Quite right T-Rob. For all the hype and so called focus on 'the customer experience', there are many, many times when that gets kicked into touch by the product manager whose job is to maximise revenue and profit.

CEO's know that, and typically back the product manager, in the knowledge that to do otherwise could cost them their jobs.

There are CEO's and PM's who understand that dilemma, even some who try to do something about it; but the bulk get swamped by the need to hit those quarterly targets.

Thanks

Iain




On 16 Oct 2013, at 16:52, "T.Rob" < "> > wrote:

is really happening. Make believe stories of what happens in board rooms
of evil media tyrants simply doesn't move the discussion forward.

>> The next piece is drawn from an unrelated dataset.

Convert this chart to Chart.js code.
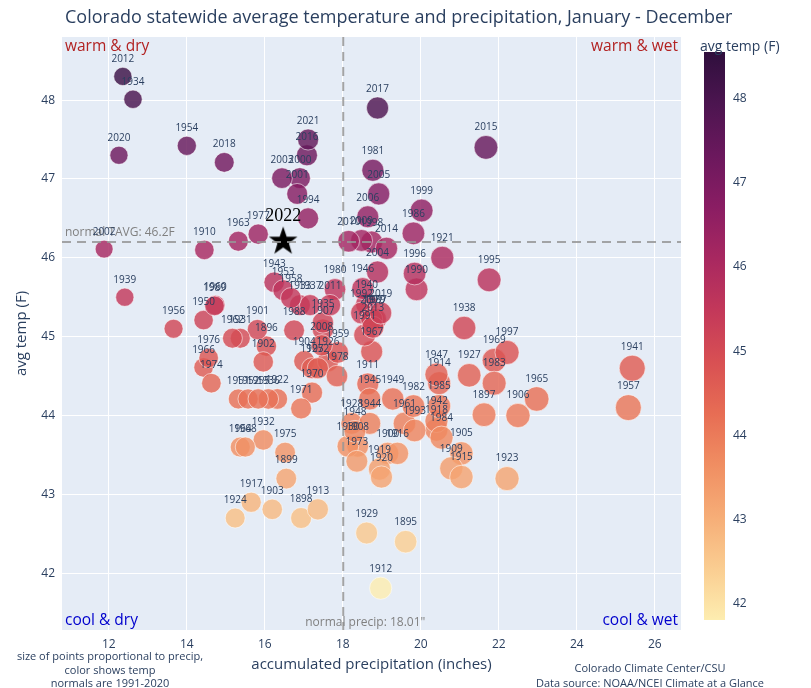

True I made that illustration up but the point was that the very thing we
are told we are supposed to be happy about is just as easily used against us
as it is in our favor.  If dynamic personalized pricing is available it is
possible to attract more business from price sensitive shoppers by offering
them personalized discounts.  Woo hoo!  I get a discount!  But it is just as
possible to *increase* the cost for price-insensitive shoppers and that's
already been implemented.  That implementation required proposal
development, executive reviews, significant investment in hardware and
software, and a LOT of discussion about how to present this - if at all - to
the customer.

So yeah, that boardroom discussion I alluded to was hypothetical.  It may in
fact be possible that our largest global retailers allow mid-level managers
to implement discriminatory pricing, including funding all the hardware and
the software development, without any executive oversight whatsoever.  I
don't have an MBA or anything and I may be extremely naïve in my thinking
but it just seems to me that some executive sign-off was required to do this
and that nothing of this magnitude gets implemented in production without
the board's knowledge.  

Regardless of the validity of the illustration I used, the observation was
that consumers are being asked to judge the worth of the system based on
incomplete information.  The system deviates both above and below a baseline
price, depending on the profile of the identified individual and does so by
conscious, deliberate design.  The criteria that comprise levels of price
sensitivity had to be identified, quantified, tested over time and refined.
That it charges more when possible was no accident.  However the individual
customers involved are never told that they might pay more.  The story we
are fed is that we are always better off for the personalization and
tracking and should therefore welcome it with open arms.  At least half of
the behavior of the system is hidden from customers and, again, deliberately
so.  

I don't see how calling for more equity and transparency in the relationship
fails to move the discussion forward.  Unless of course the trajectory is
toward even greater inequity and opacity and my approach would slow or stop
that momentum.  In that case I'd completely agree with your statement but
not the implication that reversing that trend is a bad thing.  In fact, I'd
say that establishing these as formal requirements is more likely to result
in an engaged and trusting customer relationship than not and if that's the
case, calling it out explicitly could be the textbook example of moving the
discussion forward.  I guess it depends on the discussion you want to have.

-- T.Rob



-----Original Message-----
From: Marc Guldimann | Enliken [mailto:marc@enliken.com]
Sent: Wednesday, October 16, 2013 9:39 AM
To: 'Don Marti'
Cc: T.Rob; 'Doc Searls'; 'Shannon Clark'; 'Katherine Warman Kern';
'ProjectVRM list'
Subject: Re: [projectvrm] Theory of peak advertising

No, that's not the adtech story, Don. The NYT is one of the biggest
proponents of programmatic advertising now:
http://www.beet.tv/2013/09/nytprohaska.html

Listen, if we are really out to find a better solution for consumers it's
important to drop the hyperbole and rhetoric and start talking about what
is really happening. Make believe stories of what happens in board rooms
of evil media tyrants simply doesn't move the discussion forward. Yes,
there are some bad eggs, as there are in EVERY industry, but for the most
part advertisers are simply looking to use data to increase measurement
and reduce waste.

I suggest reading http://www.adexchanger.com/ it's a great way of
understanding what is actually happening in the ad-tech industry.